# start of DATASET SECTION

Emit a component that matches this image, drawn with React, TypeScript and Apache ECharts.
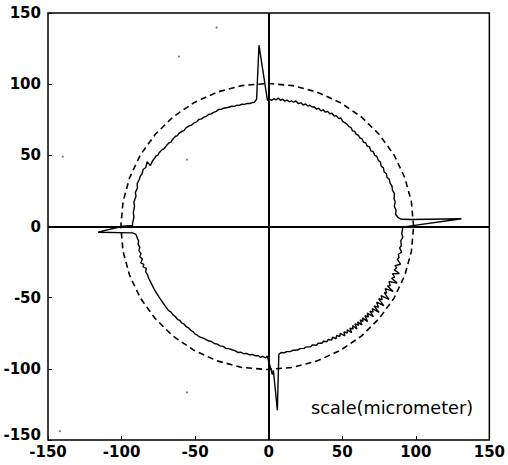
import React, { useEffect, useRef } from "react";
import * as echarts from "echarts";

// Axis range (micrometer)
const AXIS_MIN = -150;
const AXIS_MAX = 150;
const AXIS_STEP = 50;
const UNIT_LABEL = "scale(micrometer)";

// Reference (nominal) circle, dashed
const REFERENCE_CIRCLE: [number, number][] = [
  [98.5, 0], [97.0, 17.5], [92.5, 34.4], [85.2, 50.3], [75.2, 64.6], [63.0, 77.0],
  [48.8, 87.0], [33.0, 94.4], [16.3, 99.0], [-1, 100.5], [-18.3, 99.0], [-35.0, 94.4],
  [-50.8, 87.0], [-65.0, 77.0], [-77.2, 64.6], [-87.2, 50.3], [-94.5, 34.4], [-99.0, 17.5],
  [-100.5, 0], [-99.0, -17.5], [-94.5, -34.4], [-87.2, -50.3], [-77.2, -64.6], [-65.0, -77.0],
  [-50.8, -87.0], [-35.0, -94.4], [-18.3, -99.0], [-1, -100.5], [16.3, -99.0], [33.0, -94.4],
  [48.8, -87.0], [63.0, -77.0], [75.2, -64.6], [85.2, -50.3], [92.5, -34.4], [97.0, -17.5],
  [98.5, 0],
];

// Measured profile, clockwise from the top
const PROFILE_UPPER_RIGHT: [number, number][] = [
  [-0.8, 88.5], [0.5, 89.5], [2, 88.6], [3.5, 89.8], [5, 88.9], [6.5, 90.2], [8, 88.7],
  [9.5, 89.4], [11, 88.1], [12.5, 88.8], [14, 87.6], [15.5, 88.2], [17, 87.3], [18.5, 88.3],
  [20, 86.4], [22, 86.9], [23.5, 85.3], [25, 86.1], [26.5, 84.6], [28, 85.2], [29.5, 83.9],
  [31, 84.1], [32.5, 82.4], [34, 83.1], [35.5, 81.2], [37, 82], [38.5, 80.3], [40, 80.9],
  [41.5, 79.2], [43, 79.6], [44.5, 77.6], [46, 77.9], [47.5, 75.8], [49, 76.2], [50.5, 73.6],
  [52, 72.8], [53.5, 71.6], [54.5, 70.1], [56, 69.4], [57, 67.2], [58.5, 66.8], [59.5, 64.7],
  [61, 64.1], [62, 62.3], [63.5, 61.5], [64.5, 59.2], [66, 58.7], [67, 56.5], [68.5, 55.9],
  [69.5, 53.1], [71, 52.6], [72, 50.2], [73.5, 49.3], [74.5, 46.6], [76, 45.1], [76.5, 42.4],
  [78, 41.2], [78.5, 38.3], [80, 37.1], [80.5, 34.4], [82, 33.1], [82.5, 30.5], [83.8, 28.6],
  [84.2, 25.3], [85.5, 23.1], [85.2, 19.8], [86, 17.1], [85.4, 14.3], [86.6, 11.2], [86.2, 8.6],
  [88, 6.3], [90, 5.1],
];
const RIGHT_SPIKE: [number, number][] = [
  [97, 4.9], [131, 5.4], [98, 0.6], [91, -0.5],
];
const PROFILE_LOWER_RIGHT: [number, number][] = [
  [91, -2], [90.4, -5], [91.2, -7.5], [89.8, -10], [90.2, -13.5], [89, -15], [90.4, -18],
  [88.2, -19.5], [88.6, -22], [87.4, -23], [89.6, -26.5], [85.8, -27.5], [87, -29], [85.4, -30.5],
  [88.8, -33], [84.2, -33.2], [85.6, -35.5], [83.6, -36.4], [87.4, -39.8], [81.8, -38.6],
  [82.6, -41.5], [80.8, -41.8], [84.6, -45.6], [79.2, -43.6], [80.2, -46.8], [78.6, -46.4],
  [81.8, -51.2], [76.4, -48.6], [77.2, -51.4], [74.8, -50.8], [78.2, -55.6], [73.4, -53.2],
  [74.6, -56.8], [71.6, -55.8], [75, -60.4], [70.4, -57.6], [71, -60.2], [68.8, -59.4],
  [71.2, -63.4], [67, -60.8], [67.8, -63.6], [65.4, -62.6], [67.2, -66.8], [63.8, -64.2],
  [64.2, -66.6], [62.2, -65.6], [63.4, -69.2], [60.4, -67], [61.2, -69.4], [58.6, -68.4],
  [60, -72], [57, -69.6], [57.4, -72], [55.2, -71.4], [56.4, -74.6], [53.4, -72.6], [53.4, -74.8],
  [51.2, -74], [51.8, -76.8], [48.6, -75], [48.4, -77.2], [46.2, -76.6], [45.8, -78.8],
  [43.4, -77.8], [42.8, -79.8], [40.4, -79.4], [39.6, -81], [37.2, -80.6], [36.2, -82],
  [33.6, -82], [32.6, -83.4], [29.6, -83.2], [28.4, -84.6], [25.6, -84.6], [24, -85.6],
  [21.2, -85.8], [19.6, -86.8], [16.8, -86.9], [15, -87.8], [12.2, -87.9], [10.5, -88.8],
  [8.5, -88.5], [6.9, -89.8],
];
const BOTTOM_SPIKE: [number, number][] = [
  [5.9, -129], [3.2, -101], [2.5, -104], [-1, -91],
];
const PROFILE_LOWER_LEFT: [number, number][] = [
  [-2.2, -92.3], [-4, -91.2], [-5.5, -92], [-7, -90.6], [-9, -90.9], [-11, -89.9], [-13, -90.2],
  [-15, -89.1], [-17, -89.4], [-19, -88.3], [-21, -88.5], [-23, -87.2], [-25, -86.6], [-27, -85.8],
  [-29, -85.6], [-31, -84.2], [-33, -83.9], [-35, -82.6], [-37, -82.2], [-39, -80.8], [-41, -80.3],
  [-43, -79.2], [-45, -78.3], [-47, -77.6], [-48.5, -76.4], [-50, -75.6], [-51.5, -73.8],
  [-53, -72.9], [-54.5, -71.2], [-56, -70.4], [-57.5, -68.6], [-59, -67.8], [-60.5, -65.9],
  [-62, -65.2], [-63.5, -63.2], [-65, -62.1], [-66.5, -60], [-68, -59.1], [-69.5, -57],
  [-70.5, -55.6], [-72, -53.4], [-73, -51.9], [-74.5, -49.6], [-75.5, -47.8], [-77, -45.5],
  [-78, -43.6], [-79.2, -41.2], [-80.2, -39.1], [-81.5, -36.5], [-82.2, -34.2], [-83.6, -31.8],
  [-83.2, -29.5], [-85.4, -28.4], [-84.8, -26.6], [-86.9, -25.5], [-85.8, -23], [-87.6, -21.2],
  [-86.8, -19], [-88.2, -17], [-87.6, -14.5], [-88.8, -12.4], [-88.4, -10.2], [-89.1, -8.6],
  [-90.2, -5.6], [-92.5, -4.5],
];
const LEFT_SPIKE: [number, number][] = [
  [-116, -4], [-99.3, 0.2], [-92.5, 0.8],
];
const PROFILE_UPPER_LEFT: [number, number][] = [
  [-92.5, 2.6], [-91.6, 6.5], [-92, 10], [-91.2, 14.3], [-91.6, 17], [-90.2, 21.3], [-90.6, 24],
  [-89.2, 27], [-89.4, 30], [-88, 33], [-87.2, 35.5], [-86, 37.2], [-85.4, 40], [-83.5, 41.5],
  [-82.6, 45.5], [-80.4, 42.8], [-79, 46], [-78, 47.2], [-76.7, 49.4], [-75.2, 50.2], [-74.5, 51.8],
  [-72.3, 54.1], [-71.2, 54.6], [-70, 56.2], [-67.8, 58.8], [-66.4, 59.3], [-65.5, 61], [-63.3, 63.4],
  [-62, 63.8], [-61, 65.4], [-58.8, 67], [-57.6, 67.4], [-56.5, 69], [-54.3, 70.5], [-52.5, 71.2],
  [-51, 72.6], [-49, 73.5], [-47.5, 75.2], [-45.6, 75.6], [-44, 76.9], [-42.2, 77.6], [-40.8, 78.7],
  [-39, 79.1], [-37.5, 80.2], [-35.6, 80.9], [-34.1, 82.2], [-32, 82.4], [-30, 83.3], [-27.8, 83.6],
  [-25.1, 84.5], [-23.2, 84.4], [-21.5, 85.2], [-19.8, 85.1], [-18.3, 85.9], [-16.4, 85.8],
  [-14.5, 86.5], [-12.8, 86.4], [-11.1, 87.1], [-9.6, 87.4], [-8.2, 89.5],
];
const TOP_SPIKE: [number, number][] = [
  [-6.6, 127.4], [-0.8, 88.5],
];

// Scanning specks visible in the figure
const SPECKS: [number, number][] = [
  [-140, 49], [-35.4, 139.8], [-61, 119.4], [-55.6, 47], [-55.6, -116.6], [-142, -143.8],
];

const LABEL_FONT = "DejaVu Sans";

export default function App() {
  const ref = useRef<HTMLDivElement>(null);

  useEffect(() => {
    if (!ref.current) return;
    const chart = echarts.init(ref.current, null, { renderer: "svg" });

    const profile = [
      ...PROFILE_UPPER_RIGHT,
      ...RIGHT_SPIKE,
      ...PROFILE_LOWER_RIGHT,
      ...BOTTOM_SPIKE,
      ...PROFILE_LOWER_LEFT,
      ...LEFT_SPIKE,
      ...PROFILE_UPPER_LEFT,
      ...TOP_SPIKE,
    ];

    const axisCommon = {
      type: "value" as const,
      min: AXIS_MIN,
      max: AXIS_MAX,
      interval: AXIS_STEP,
      axisLine: { show: false, onZero: false },
      axisTick: { show: true, inside: true, length: 4, lineStyle: { color: "#000", width: 1 } },
      splitLine: { show: false },
    };

    chart.setOption({
      animation: false,
      backgroundColor: "#fff",
      grid: {
        left: 48,
        right: 15,
        top: 13,
        bottom: 25,
        show: true,
        borderColor: "#000",
        borderWidth: 1.5,
        backgroundColor: "transparent",
      },
      xAxis: {
        ...axisCommon,
        axisLabel: {
          color: "#000",
          fontFamily: LABEL_FONT,
          fontWeight: "bold",
          fontSize: 15,
          lineHeight: 12,
          margin: 6,
        },
      },
      yAxis: {
        ...axisCommon,
        axisLabel: {
          color: "#000",
          fontFamily: LABEL_FONT,
          fontWeight: "bold",
          fontSize: 15,
          lineHeight: 11,
          margin: 7,
          verticalAlignMinLabel: "bottom",
        },
      },
      series: [
        {
          name: "reference",
          type: "line",
          data: REFERENCE_CIRCLE,
          showSymbol: false,
          symbol: "none",
          lineStyle: { color: "#000", width: 1.6, type: [6, 4] },
          z: 2,
          markLine: {
            silent: true,
            symbol: "none",
            label: { show: false },
            lineStyle: { color: "#000", type: "solid", width: 2 },
            data: [{ xAxis: 0 }, { yAxis: 0 }],
          },
        },
        {
          name: "profile",
          type: "line",
          data: profile,
          showSymbol: false,
          symbol: "none",
          lineStyle: { color: "#000", width: 1.4 },
          z: 3,
        },
        {
          name: "specks",
          type: "scatter",
          data: SPECKS,
          symbolSize: 2,
          itemStyle: { color: "#555" },
          z: 1,
        },
      ],
      graphic: [
        {
          type: "text",
          left: 311,
          top: 399,
          style: {
            text: UNIT_LABEL,
            font: `17.7px "${LABEL_FONT}"`,
            fill: "#000",
          },
        },
      ],
    });

    return () => chart.dispose();
  }, []);

  return (
    <div
      ref={ref}
      style={{ position: "fixed", left: 0, top: 0, width: 508, height: 465, background: "#fff" }}
    />
  );
}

# end of DATASET SECTION

WHAT IS BEING ASKED —
The lines to collect are those holding the string "React"; copy them all.

ANSWER TO THIS PROBLEM —
Emit a component that matches this image, drawn with React, TypeScript and Apache ECharts.
import React, { useEffect, useRef } from "react";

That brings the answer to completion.